WHAT THIS TASK INVOLVES:
Without including any images, repeat the data exactly.

SUPPLIED INFORMATION:
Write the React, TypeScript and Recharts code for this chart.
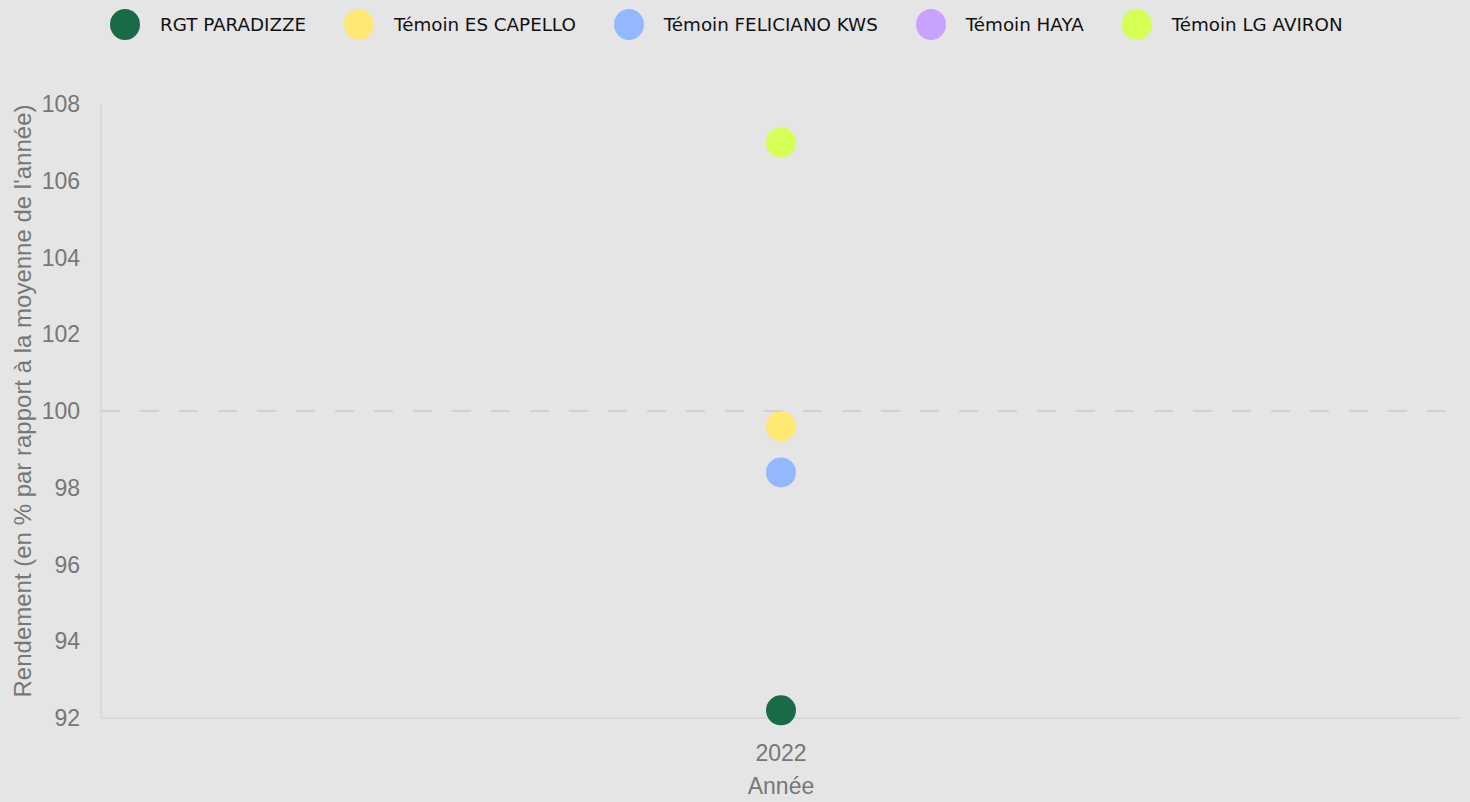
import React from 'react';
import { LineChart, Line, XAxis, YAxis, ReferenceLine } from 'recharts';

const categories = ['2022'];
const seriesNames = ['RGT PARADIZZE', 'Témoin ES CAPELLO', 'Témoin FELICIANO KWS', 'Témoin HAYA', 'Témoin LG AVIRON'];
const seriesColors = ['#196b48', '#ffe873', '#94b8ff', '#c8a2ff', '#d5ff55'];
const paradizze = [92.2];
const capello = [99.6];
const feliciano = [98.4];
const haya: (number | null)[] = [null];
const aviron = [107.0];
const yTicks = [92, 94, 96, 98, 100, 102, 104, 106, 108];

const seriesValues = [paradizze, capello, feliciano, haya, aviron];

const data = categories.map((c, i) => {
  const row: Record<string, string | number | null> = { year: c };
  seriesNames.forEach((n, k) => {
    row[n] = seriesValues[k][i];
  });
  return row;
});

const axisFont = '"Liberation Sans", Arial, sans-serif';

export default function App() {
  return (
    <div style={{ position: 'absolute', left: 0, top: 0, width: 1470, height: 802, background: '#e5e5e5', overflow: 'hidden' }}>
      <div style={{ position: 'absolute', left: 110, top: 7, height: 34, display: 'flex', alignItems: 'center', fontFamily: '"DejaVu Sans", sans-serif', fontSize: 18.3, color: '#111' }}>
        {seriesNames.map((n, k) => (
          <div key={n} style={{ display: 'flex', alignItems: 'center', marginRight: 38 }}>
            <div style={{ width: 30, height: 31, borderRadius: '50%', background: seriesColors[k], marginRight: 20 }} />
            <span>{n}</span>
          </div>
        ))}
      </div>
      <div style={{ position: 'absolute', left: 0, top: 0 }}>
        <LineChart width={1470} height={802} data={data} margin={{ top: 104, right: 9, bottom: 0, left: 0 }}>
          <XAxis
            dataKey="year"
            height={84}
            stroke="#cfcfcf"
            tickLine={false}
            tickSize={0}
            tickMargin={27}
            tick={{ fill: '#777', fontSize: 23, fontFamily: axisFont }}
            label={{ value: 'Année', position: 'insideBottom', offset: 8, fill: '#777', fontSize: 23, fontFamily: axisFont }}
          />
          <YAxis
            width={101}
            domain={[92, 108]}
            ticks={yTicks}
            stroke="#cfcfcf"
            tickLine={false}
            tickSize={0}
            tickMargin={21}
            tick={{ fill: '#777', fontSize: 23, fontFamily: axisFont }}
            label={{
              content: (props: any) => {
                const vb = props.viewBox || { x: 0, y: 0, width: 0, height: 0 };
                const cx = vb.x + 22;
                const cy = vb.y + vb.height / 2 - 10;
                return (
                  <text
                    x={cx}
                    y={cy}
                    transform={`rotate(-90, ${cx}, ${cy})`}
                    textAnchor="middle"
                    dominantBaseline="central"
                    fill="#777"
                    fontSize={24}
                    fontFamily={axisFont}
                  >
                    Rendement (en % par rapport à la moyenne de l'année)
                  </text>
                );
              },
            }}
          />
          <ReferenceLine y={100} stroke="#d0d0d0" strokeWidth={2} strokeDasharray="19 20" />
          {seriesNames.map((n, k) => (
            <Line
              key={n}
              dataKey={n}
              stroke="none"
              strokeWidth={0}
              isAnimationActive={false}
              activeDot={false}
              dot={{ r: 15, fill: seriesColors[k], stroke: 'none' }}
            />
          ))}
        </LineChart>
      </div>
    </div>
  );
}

EXERCISE RESULT:
Write the React, TypeScript and Recharts code for this chart.
import React from 'react';
import { LineChart, Line, XAxis, YAxis, ReferenceLine } from 'recharts';

const categories = ['2022'];
const seriesNames = ['RGT PARADIZZE', 'Témoin ES CAPELLO', 'Témoin FELICIANO KWS', 'Témoin HAYA', 'Témoin LG AVIRON'];
const seriesColors = ['#196b48', '#ffe873', '#94b8ff', '#c8a2ff', '#d5ff55'];
const paradizze = [92.2];
const capello = [99.6];
const feliciano = [98.4];
const haya: (number | null)[] = [null];
const aviron = [107.0];
const yTicks = [92, 94, 96, 98, 100, 102, 104, 106, 108];

const seriesValues = [paradizze, capello, feliciano, haya, aviron];

const data = categories.map((c, i) => {
  const row: Record<string, string | number | null> = { year: c };
  seriesNames.forEach((n, k) => {
    row[n] = seriesValues[k][i];
  });
  return row;
});

const axisFont = '"Liberation Sans", Arial, sans-serif';

export default function App() {
  return (
    <div style={{ position: 'absolute', left: 0, top: 0, width: 1470, height: 802, background: '#e5e5e5', overflow: 'hidden' }}>
      <div style={{ position: 'absolute', left: 110, top: 7, height: 34, display: 'flex', alignItems: 'center', fontFamily: '"DejaVu Sans", sans-serif', fontSize: 18.3, color: '#111' }}>
        {seriesNames.map((n, k) => (
          <div key={n} style={{ display: 'flex', alignItems: 'center', marginRight: 38 }}>
            <div style={{ width: 30, height: 31, borderRadius: '50%', background: seriesColors[k], marginRight: 20 }} />
            <span>{n}</span>
          </div>
        ))}
      </div>
      <div style={{ position: 'absolute', left: 0, top: 0 }}>
        <LineChart width={1470} height={802} data={data} margin={{ top: 104, right: 9, bottom: 0, left: 0 }}>
          <XAxis
            dataKey="year"
            height={84}
            stroke="#cfcfcf"
            tickLine={false}
            tickSize={0}
            tickMargin={27}
            tick={{ fill: '#777', fontSize: 23, fontFamily: axisFont }}
            label={{ value: 'Année', position: 'insideBottom', offset: 8, fill: '#777', fontSize: 23, fontFamily: axisFont }}
          />
          <YAxis
            width={101}
            domain={[92, 108]}
            ticks={yTicks}
            stroke="#cfcfcf"
            tickLine={false}
            tickSize={0}
            tickMargin={21}
            tick={{ fill: '#777', fontSize: 23, fontFamily: axisFont }}
            label={{
              content: (props: any) => {
                const vb = props.viewBox || { x: 0, y: 0, width: 0, height: 0 };
                const cx = vb.x + 22;
                const cy = vb.y + vb.height / 2 - 10;
                return (
                  <text
                    x={cx}
                    y={cy}
                    transform={`rotate(-90, ${cx}, ${cy})`}
                    textAnchor="middle"
                    dominantBaseline="central"
                    fill="#777"
                    fontSize={24}
                    fontFamily={axisFont}
                  >
                    Rendement (en % par rapport à la moyenne de l'année)
                  </text>
                );
              },
            }}
          />
          <ReferenceLine y={100} stroke="#d0d0d0" strokeWidth={2} strokeDasharray="19 20" />
          {seriesNames.map((n, k) => (
            <Line
              key={n}
              dataKey={n}
              stroke="none"
              strokeWidth={0}
              isAnimationActive={false}
              activeDot={false}
              dot={{ r: 15, fill: seriesColors[k], stroke: 'none' }}
            />
          ))}
        </LineChart>
      </div>
    </div>
  );
}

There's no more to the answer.